Impartial Judiciary Dead, GOP Proudly Promises Activist Conservative Justices!

The thirst for power and a one party authority is unmistakable, and apparently knows no limits. 

What is antithetical to the intent of the founding fathers, and to the idea of having a nonpartisan independent judicial branch of government, is the Republican plan to replacement Antonin Scalia with a originalist conservative. And they'll block any attempt to supposedly poison the Supreme Court with a "liberal," a judge not on the same page as the Republican Party. Heck, they even got another chance to discredit Obama, by condescendingly telling him to wait for the next president. If this were President Romney, think they would wait till after the election?

Here's a clip that starts with Hillary Clinton's comments about the GOP's scheme to politicize the judicial branch, followed by Bernie Sanders and Chuck Schumer.



But its always been about political philosophy.

Scalia even bragged that he was an "originalist," a form of political conservatism that "believes" the Constitution's language is fixed to the time it was enactment. But that would require interpreting what the founders meant, which leaves it up to the imagination of the ruling party. Crazy?
Originalism, in all its various forms, is predicated on a specific view of what the Constitution is. Justice Scalia accepted this problem: "It's not always easy to figure out what the provision meant when it was adopted…I do not say [originalism] is perfect. I just say it's better than anything else". 
The Constitution contains no waiting period, no election year ban, no set "standard practice" to uphold, like the one Sen. Chuck Grassley claimed has been in place for the last 80 years. Real "originalists" huh? Here's Scalia on Fox News trying to make sense of his own philosophy:



Check out the discussion here between Scalia and Justice Stephen Breyer. You be the judge. Which form of constitutional reading sounds right?
Wikipedia: Any originalist or even a strict constructionist might apply the canon of construction, which presumes that when an author includes one example he intends to exclude others ... 

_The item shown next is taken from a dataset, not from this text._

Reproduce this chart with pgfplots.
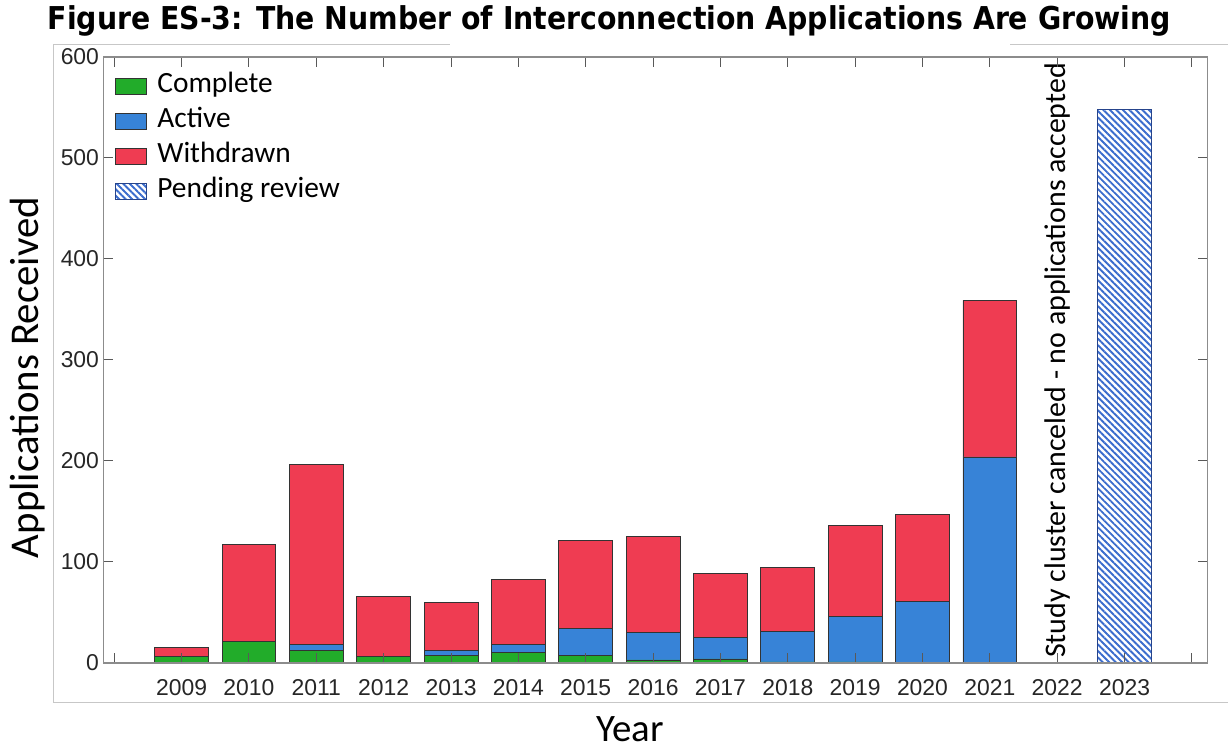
\documentclass[border=0pt]{standalone}
\usepackage{fontspec}
\setmainfont{Carlito}
\newfontfamily\arialfont{Liberation Sans}
\newfontfamily\titlefont{DejaVu Sans Condensed}
\usepackage{pgfplots}
\pgfplotsset{compat=1.18}
\usepackage{pgfplotstable}
\usetikzlibrary{patterns.meta}

\definecolor{compcol}{RGB}{34,172,42}
\definecolor{actcol}{RGB}{55,131,215}
\definecolor{wdcol}{RGB}{239,60,82}
\definecolor{hatchcol}{RGB}{58,108,205}
\definecolor{hatchedge}{RGB}{38,68,140}
\definecolor{ticktext}{RGB}{38,38,38}

\pgfplotstableread{
year complete active withdrawn pending
2009 6  0   9   0
2010 21 0   96  0
2011 12 6   179 0
2012 6  0   60  0
2013 7  5   48  0
2014 10 8   65  0
2015 7  27  87  0
2016 3  27  95  0
2017 4  21  64  0
2018 1  30  64  0
2019 1  45  90  0
2020 0  61  86  0
2021 0  204 155 0
2022 0  0   0   0
2023 0  0   0   548
}\apps

\begin{document}
\begin{tikzpicture}
\useasboundingbox (0,0) rectangle (1228bp,750bp);
% light frame of the original figure
\draw[black!22, line width=1bp] (53bp,705bp) -- (53bp,47bp) -- (1228bp,47bp);
\draw[black!22, line width=1bp] (53bp,705bp) -- (450bp,705bp);
\draw[black!22, line width=1bp] (1010bp,705bp) -- (1228bp,705bp);
\begin{axis}[
  at={(103.5bp,87bp)}, anchor=south west,
  scale only axis,
  width=1104bp, height=606bp,
  ybar stacked,
  bar width=0.8,
  xmin=2007.84, xmax=2024.23,
  ymin=0, ymax=600,
  xtick={2008,...,2024},
  xticklabels={{},2009,2010,2011,2012,2013,2014,2015,2016,2017,2018,2019,2020,2021,2022,2023,{}},
  ytick={0,100,...,600},
  /pgf/number format/assume math mode=true,
  tick label style={font=\arialfont\fontsize{23}{23}\selectfont, text=ticktext},
  xticklabel style={yshift=-13bp},
  yticklabel style={xshift=-1bp},
  tick align=inside,
  major tick length=10bp,
  tick style={draw=black!65, line width=1bp},
  axis line style={draw=black!45, line width=1.3bp},
  axis on top,
  title={\titlefont\bfseries\fontsize{31.6}{32}\selectfont Figure ES-3: The Number of Interconnection Applications Are Growing},
  title style={at={(rel axis cs:0.4583,1.0347)}, anchor=base, inner sep=0pt},
  xlabel={Year},
  xlabel style={at={(rel axis cs:0.477,-0.109)}, anchor=center, inner sep=0pt, font=\fontsize{39}{39}\selectfont},
  ylabel={Applications Received},
  ylabel style={at={(rel axis cs:-0.0684,0.471)}, anchor=center, font=\fontsize{41}{41}\selectfont},
  legend style={at={(rel axis cs:0,1)}, anchor=north west, draw=none, fill=none,
    inner xsep=11bp, inner ysep=12bp,
    font=\fontsize{29.5}{29.5}\selectfont,
    nodes={inner sep=4.75bp, text height=19bp, text depth=6bp},
    /tikz/every odd column/.append style={column sep=6bp},
    row sep=0.5bp},
  legend cell align=left,
  legend image code/.code={\draw[#1] (0bp,-8bp) rectangle (31bp,8bp);},
  every axis plot/.append style={draw=black!80, line width=0.9bp},
]
\addplot[fill=compcol] table[x=year, y=complete] {\apps};
\addlegendentry{Complete}
\addplot[fill=actcol] table[x=year, y=active] {\apps};
\addlegendentry{Active}
\addplot[fill=wdcol] table[x=year, y=withdrawn] {\apps};
\addlegendentry{Withdrawn}
\addplot[draw=hatchedge, pattern={Lines[angle=-45, distance=4.6bp, line width=1.9bp]}, pattern color=hatchcol] table[x=year, y=pending] {\apps};
\addlegendentry{Pending review}
\node[rotate=90, anchor=west, font=\fontsize{30}{30}\selectfont, inner sep=0pt] at (axis cs:2022,5) {Study cluster canceled - no applications accepted};
\end{axis}
\end{tikzpicture}
\end{document}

Contrast this with a "living constitutional" interpretation (liberal), which might find that, although the text itself only prohibits certain methods, those methods are examples of particularly unpleasant methods of execution; therefore, the text invites modern readers to extend its principle to those forms of punishment we now find particularly unpleasant.
I'm going with the living constitution, and here's the logical reason why:
Justice Breyer has) that constitutions are meant to endure over time, and in order to do so, their interpretation must therefore be more flexible and responsive to changing circumstances than the amendment process.

The Ninth Amendment is the exception in that it does establish a rule of constitutional interpretation ("The enumeration in the Constitution, of certain rights shall not be construed to deny or disparage others retained by the people."). When interpreted using original intent or original meaning, it clearly protects rights which the founders had not thought to list explicitly—this could be interpreted as a direct rebuke to all Textualist or Formalist legal schools including originalism.